The `find("table")` function locates the first table, and `find_all("tr")` extracts each row. Then, `find_all("td")` extracts cell data from each row.

Step 6: Save Scraped Data to a CSV File

Once you've extracted the data, you might want to save it for further analysis. Here’s how to store it in a CSV file:

import csv

# Open a CSV file to save the data
with open("scraped_data.csv", "w", newline="", encoding="utf-8") as file:
    writer = csv.writer(file)
    writer.writerow(["Title"])  # Write the header row

    # Write each title to the file
    for title in titles:
        writer.writerow([title.text])

This code writes extracted data to a CSV file using Python’s built-in `csv` module.
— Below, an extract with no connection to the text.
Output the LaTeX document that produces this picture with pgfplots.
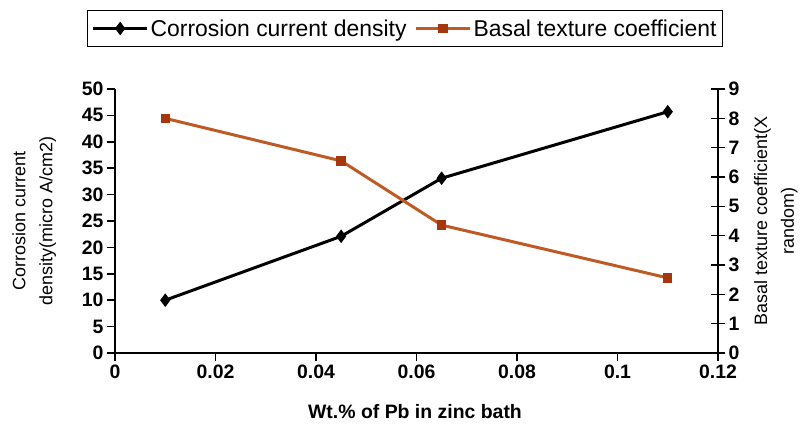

Best Practices for Web Scraping

  • Respect Robots.txt: Websites often have a `robots.txt` file that specifies if scraping is allowed. Always check this file before scraping.
  • Limit Requests: Sending too many requests too quickly may overload the server or get your IP banned. Use time delays between requests.
  • Use Headers: Some websites block bot traffic. To avoid being blocked, mimic a browser by setting request headers.

Ethical Considerations

  • Follow Legal Guidelines: Scraping copyrighted or personal data can be illegal. Ensure compliance with website terms.
  • Avoid Overloading Servers: Be mindful of the website’s server load and avoid excessive requests.
  • Use APIs When Available: Many websites provide APIs for structured data access, which is preferable to scraping.

FAQs

  • Can I scrape any website? No, always check `robots.txt` to see if scraping is allowed.
  • What if a website blocks my scraper? Try using headers, proxies, or session handling to mimic real user behavior.
  • Is web scraping legal? It depends on the website’s terms of service and data usage policies.
  • How can I scrape JavaScript-rendered pages? Use Selenium or Scrapy with Splash, as `BeautifulSoup` only works with static HTML.
  • How do I prevent getting IP banned? Use time delays, rotate user agents, and respect server limitations.

Conclusion

Web scraping with Python and `BeautifulSoup` is a powerful technique for extracting web data. By following best practices and ethical guidelines, you can collect data efficiently without violating website policies.

Start experimenting with web scraping today and automate your data collection!